Wer einmal verliebt war, weiß, dass Menschen nicht nur logisch und rational handeln. Die Menschen müssen sagen: Das ist mein Europa. Nur dann wird der Kontinent auch im Wettbewerb mit boomenden, wachsenden Regionen bestehen können.

Frage: Und Griechenland behält den Euro?

BRÜDERLE: Das muss Griechenland selbst entscheiden. Griechenland ist ein souveränes Land, kein Protektorat von Brüssel. Griechenland muss jetzt ernsthaft die Reformen umsetzen. Wenn das nicht geschieht, müssen die Griechen sich über die Konsequenzen im Klaren sein. Wenn Griechenland weiter Hilfen bekommen will, muss es an seiner Wettbewerbsfähigkeit arbeiten. Ich bin zuversichtlich, dass die neue griechische Regierung das auch mit aller Ernsthaftigkeit tut.

Frage: Wird das Bundesverfassungsgericht die Euro-Rettung aufhalten?
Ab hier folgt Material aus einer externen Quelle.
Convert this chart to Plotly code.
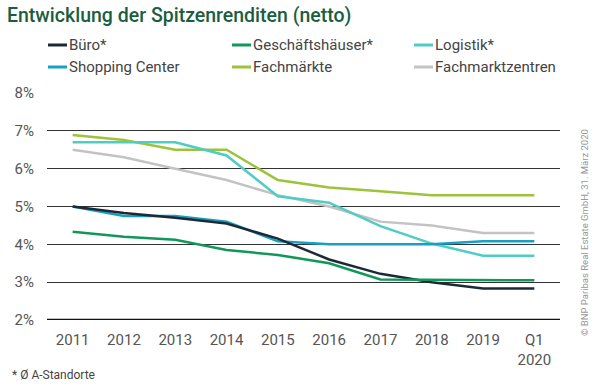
import plotly.graph_objects as go

categories = ["2011", "2012", "2013", "2014", "2015", "2016", "2017", "2018", "2019", "Q1<br>2020"]
buero = [5.0, 4.83, 4.7, 4.55, 4.15, 3.6, 3.22, 3.0, 2.83, 2.83]
geschaeftshaeuser = [4.33, 4.2, 4.12, 3.85, 3.72, 3.5, 3.07, 3.06, 3.05, 3.05]
logistik = [6.7, 6.7, 6.7, 6.35, 5.27, 5.1, 4.48, 4.02, 3.7, 3.7]
shopping_center = [5.0, 4.75, 4.75, 4.6, 4.08, 4.0, 4.0, 4.0, 4.08, 4.08]
fachmaerkte = [6.89, 6.76, 6.5, 6.5, 5.7, 5.5, 5.4, 5.3, 5.3, 5.3]
fachmarktzentren = [6.5, 6.3, 6.0, 5.7, 5.3, 5.0, 4.6, 4.5, 4.3, 4.3]
y_ticks = [2, 3, 4, 5, 6, 7, 8]
y_ticklabels = ["2%", "3%", "4%", "5%", "6%", "7%", "8%"]

series = [
    ("Büro*", buero, "#1d2a36"),
    ("Geschäftshäuser*", geschaeftshaeuser, "#12975a"),
    ("Logistik*", logistik, "#4ecdc4"),
    ("Shopping Center", shopping_center, "#179fc4"),
    ("Fachmärkte", fachmaerkte, "#9cc43a"),
    ("Fachmarktzentren", fachmarktzentren, "#c3c3c3"),
]

FONT = "Roboto, Arial, sans-serif"

fig = go.Figure()
order = [5, 4, 2, 3, 0, 1]
for i in order:
    name, vals, col = series[i]
    fig.add_trace(go.Scatter(x=categories, y=vals, mode="lines", name=name,
                             line=dict(color=col, width=2.5), showlegend=False,
                             hoverinfo="skip"))

leg_rows = [45, 67]
for idx, (name, vals, col) in enumerate(series):
    r = idx // 3
    c = idx % 3
    x0 = 48 + [0, 184, 366][c]
    y = leg_rows[r]
    fig.add_shape(type="line", xref="paper", yref="paper",
                  x0=(x0 - 47) / 513, x1=(x0 + 19 - 47) / 513,
                  y0=(320 - y) / 227, y1=(320 - y) / 227,
                  line=dict(color=col, width=3))
    fig.add_annotation(text=name, xref="paper", yref="paper",
                       x=(x0 + 19 - 47) / 513, y=(320 - y) / 227,
                       xanchor="left", yanchor="middle", showarrow=False,
                       font=dict(family=FONT, size=15, color="#444444"))

fig.add_annotation(text="Entwicklung der Spitzenrenditen (netto)", xref="paper", yref="paper",
                   x=(5 - 47) / 513, y=(320 - 15) / 227, xanchor="left", yanchor="middle",
                   showarrow=False, font=dict(family=FONT, size=19.5, color="#1b5e3f", weight=500))
fig.add_annotation(text="* Ø A-Standorte", xref="paper", yref="paper",
                   x=(10 - 47) / 513, y=(320 - 375) / 227, xanchor="left", yanchor="middle",
                   showarrow=False, font=dict(family=FONT, size=12, color="#444444"))
fig.add_annotation(text="© BNP Paribas Real Estate GmbH, 31. März 2020", xref="paper", yref="paper",
                   x=(584 - 47) / 513, y=(320 - 233) / 227, xanchor="center", yanchor="middle",
                   textangle=-90, showarrow=False,
                   font=dict(family=FONT, size=9.5, color="#999999"))
fig.add_shape(type="line", xref="paper", yref="y", x0=0, x1=1, y0=2, y1=2,
              line=dict(color="#111111", width=2.5))

fig.update_layout(
    width=600, height=386,
    margin=dict(l=47, r=40, t=93, b=66, autoexpand=False),
    paper_bgcolor="white", plot_bgcolor="white",
    font=dict(family=FONT, color="#555555"),
    xaxis=dict(type="category", range=[-0.5, 9.5], showgrid=False, zeroline=False,
               showline=False, ticks="", automargin=False, ticklabelstandoff=9,
               tickfont=dict(size=15, color="#555555")),
    yaxis=dict(range=[2, 8], tickvals=y_ticks, ticktext=y_ticklabels,
               showgrid=True, gridcolor="#333333", gridwidth=1, zeroline=False,
               showline=False, ticks="", ticklabelstandoff=12, automargin=False,
               tickfont=dict(size=15, color="#555555")),
)

fig.write_html("out.html", config={"displayModeBar": False},
               post_script="document.body.style.margin='0';document.body.style.overflow='hidden';")
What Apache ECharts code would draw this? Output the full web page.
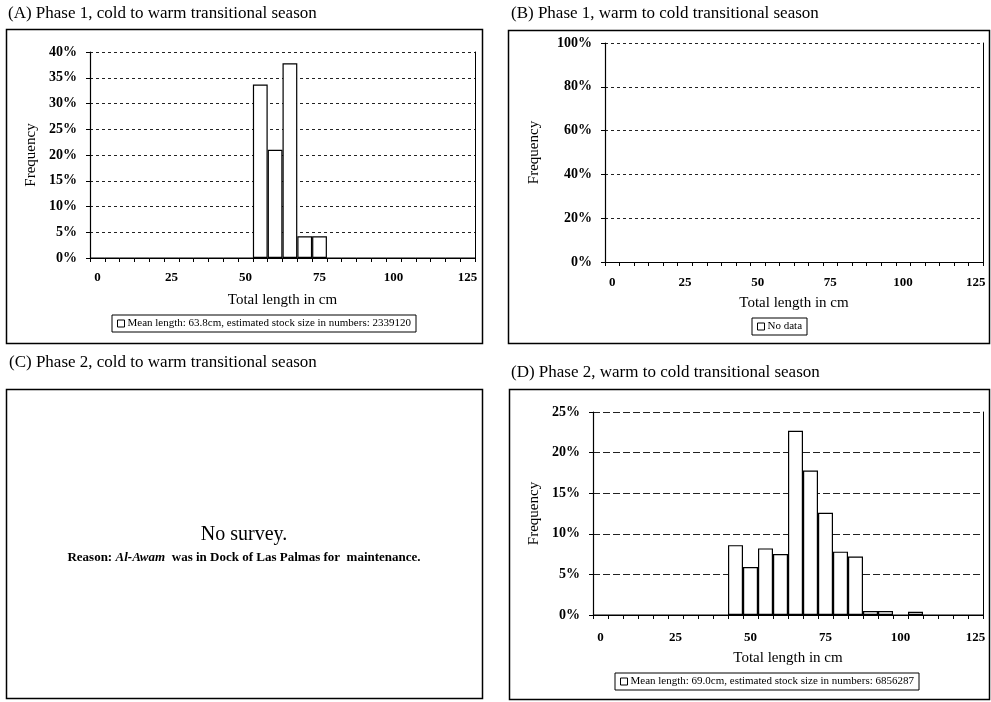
<!DOCTYPE html>
<html>
<head>
<meta charset="utf-8">
<script src="https://cdn.jsdelivr.net/npm/echarts@6/dist/echarts.min.js"></script>
<style>
  html, body { margin: 0; padding: 0; background: #fff; }
  #chart { width: 991px; height: 702px; }
</style>
</head>
<body>
<div id="chart"></div>
<script>
// Length classes (cm), 5 cm bins
const lengthBins = [0, 5, 10, 15, 20, 25, 30, 35, 40, 45, 50, 55, 60,
                    65, 70, 75, 80, 85, 90, 95, 100, 105, 110, 115, 120, 125];

// Frequency (%) per length class
const freqPhase1ColdWarm = [0, 0, 0, 0, 0, 0, 0, 0, 0, 0, 0, 33.7, 21.0,
                            37.8, 4.2, 4.2, 0, 0, 0, 0, 0, 0, 0, 0, 0, 0];
const freqPhase1WarmCold = [];
const freqPhase2WarmCold = [0, 0, 0, 0, 0, 0, 0, 0, 0, 8.6, 5.9, 8.2, 7.5,
                            22.7, 17.8, 12.6, 7.8, 7.2, 0.5, 0.5, 0, 0.4, 0, 0, 0, 0];

// Panel titles and legend texts
const panelTitles = [
  '(A) Phase 1, cold to warm transitional season',
  '(B) Phase 1, warm to cold transitional season',
  '(C) Phase 2, cold to warm transitional season',
  '(D) Phase 2, warm to cold transitional season'
];
const legendA = 'Mean length: 63.8cm, estimated stock size in numbers: 2339120';
const legendB = 'No data';
const legendD = 'Mean length: 69.0cm, estimated stock size in numbers: 6856287';

// Y axis ranges (%)
const yMaxA = 40, yStepA = 5;
const yMaxB = 100, yStepB = 20;
const yMaxD = 25, yStepD = 5;

const FONT = '"Liberation Serif", "DejaVu Serif", serif';

const chart = echarts.init(document.getElementById('chart'), null, { renderer: 'canvas' });

function xAxisFor(gridIndex, labelMargin, nameGap) {
  return {
    type: 'category',
    gridIndex: gridIndex,
    data: lengthBins,
    boundaryGap: true,
    axisLine: { show: true, lineStyle: { color: '#000', width: 1 } },
    axisTick: { show: true, interval: 0, length: 4, lineStyle: { color: '#000' } },
    axisLabel: {
      interval: 4, margin: labelMargin, color: '#000',
      fontFamily: FONT, fontSize: 13, fontWeight: 'bold'
    },
    splitLine: { show: false },
    name: 'Total length in cm',
    nameLocation: 'middle',
    nameGap: nameGap,
    nameTextStyle: { color: '#000', fontFamily: FONT, fontSize: 15 }
  };
}

function yAxisFor(gridIndex, max, step, nameGap, dash) {
  return {
    type: 'value',
    gridIndex: gridIndex,
    min: 0, max: max, interval: step,
    axisLine: { show: true, lineStyle: { color: '#000', width: 1.2 } },
    axisTick: { show: true, length: 4, lineStyle: { color: '#000' } },
    axisLabel: {
      formatter: '{value}%', margin: 13, color: '#000',
      fontFamily: FONT, fontSize: 14, fontWeight: 'bold'
    },
    splitLine: { show: true, lineStyle: { color: '#222', width: 1, type: dash } },
    name: 'Frequency',
    nameLocation: 'middle',
    nameRotate: 90,
    nameGap: nameGap,
    nameTextStyle: { color: '#000', fontFamily: FONT, fontSize: 15 }
  };
}

// Plain right-hand border of each plot area
function rightEdge(gridIndex, max) {
  return {
    type: 'value', gridIndex: gridIndex, position: 'right',
    min: 0, max: max,
    axisLine: { show: true, lineStyle: { color: '#000', width: 1 } },
    axisTick: { show: false }, axisLabel: { show: false },
    splitLine: { show: false }
  };
}

const barStyle = { color: '#fff', borderColor: '#000', borderWidth: 1.2 };

function legendFor(name, left, top) {
  return {
    data: [name],
    left: left, top: top,
    orient: 'horizontal',
    borderColor: '#000', borderWidth: 1,
    padding: [3, 5],
    itemWidth: 7, itemHeight: 7, itemGap: 4,
    icon: 'rect',
    selectedMode: false,
    itemStyle: { color: '#fff', borderColor: '#000', borderWidth: 1 },
    textStyle: { color: '#000', fontFamily: FONT, fontSize: 11, padding: [0, 0, 0, -2] }
  };
}

function frame(x, y, w, h) {
  return {
    type: 'rect',
    shape: { x: x, y: y, width: w, height: h },
    style: { fill: null, stroke: '#000', lineWidth: 1.5 },
    silent: true
  };
}

const titleStyle = { color: '#000', fontFamily: FONT, fontSize: 17, fontWeight: 'normal' };

const option = {
  backgroundColor: '#fff',
  animation: false,
  title: [
    { text: panelTitles[0], left: 8, top: 5, textStyle: titleStyle, padding: 0 },
    { text: panelTitles[1], left: 511, top: 5, textStyle: titleStyle, padding: 0 },
    { text: panelTitles[2], left: 9, top: 354, textStyle: titleStyle, padding: 0 },
    { text: panelTitles[3], left: 511, top: 364, textStyle: titleStyle, padding: 0 }
  ],
  grid: [
    { left: 90, top: 52, width: 385, height: 206 },
    { left: 605, top: 43, width: 378, height: 219 },
    { left: 593, top: 412, width: 390, height: 203 }
  ],
  xAxis: [
    xAxisFor(0, 13, 35),
    xAxisFor(1, 14, 34),
    xAxisFor(2, 16, 36)
  ],
  yAxis: [
    yAxisFor(0, yMaxA, yStepA, 51, [3, 3]),
    yAxisFor(1, yMaxB, yStepB, 63, [3, 3]),
    yAxisFor(2, yMaxD, yStepD, 51, [7, 3]),
    rightEdge(0, yMaxA),
    rightEdge(1, yMaxB),
    rightEdge(2, yMaxD)
  ],
  legend: [
    legendFor(legendA, 112, 315),
    legendFor(legendB, 752, 318),
    legendFor(legendD, 615, 673)
  ],
  series: [
    {
      name: legendA, type: 'bar', xAxisIndex: 0, yAxisIndex: 0,
      data: freqPhase1ColdWarm, barCategoryGap: '0%', itemStyle: barStyle
    },
    {
      name: legendB, type: 'bar', xAxisIndex: 1, yAxisIndex: 1,
      data: freqPhase1WarmCold, barCategoryGap: '0%', itemStyle: barStyle
    },
    {
      name: legendD, type: 'bar', xAxisIndex: 2, yAxisIndex: 2,
      data: freqPhase2WarmCold, barCategoryGap: '0%', itemStyle: barStyle
    }
  ],
  graphic: [
    frame(6.5, 29.5, 476, 314),
    frame(508.5, 30.5, 481, 313),
    frame(6.5, 389.5, 476, 309),
    frame(509.5, 389.5, 480, 310),
    {
      type: 'text',
      style: {
        text: 'No survey.', x: 244, y: 535,
        align: 'center', verticalAlign: 'middle',
        font: '20px ' + FONT, fill: '#000'
      }
    },
    {
      type: 'text',
      style: {
        x: 244, y: 558, align: 'center', verticalAlign: 'middle',
        text: '{b|Reason:} {i|Al-Awam}  {b|was in Dock of Las Palmas for  maintenance.}',
        rich: {
          b: { fontFamily: FONT, fontSize: 13, fontWeight: 'bold', fill: '#000', color: '#000' },
          i: { fontFamily: FONT, fontSize: 13, fontWeight: 'bold', fontStyle: 'italic', fill: '#000', color: '#000' }
        }
      }
    }
  ]
};

chart.setOption(option);
</script>
</body>
</html>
BRÜDERLE: Ich kann und will dem Urteil des unabhängigen Bundesverfassungsgerichts nicht vorgreifen, aber ich glaube nicht, dass die Richter grundsätzlich unsere Europa-Politik infrage stellen. Die Gesetze sind sorgfältig vorbereitet und mit einer verfassungsändernden Mehrheit im Bundestag und Bundesrat beschlossen worden. Das ist ein starkes Signal der Volksvertreter und der Länder.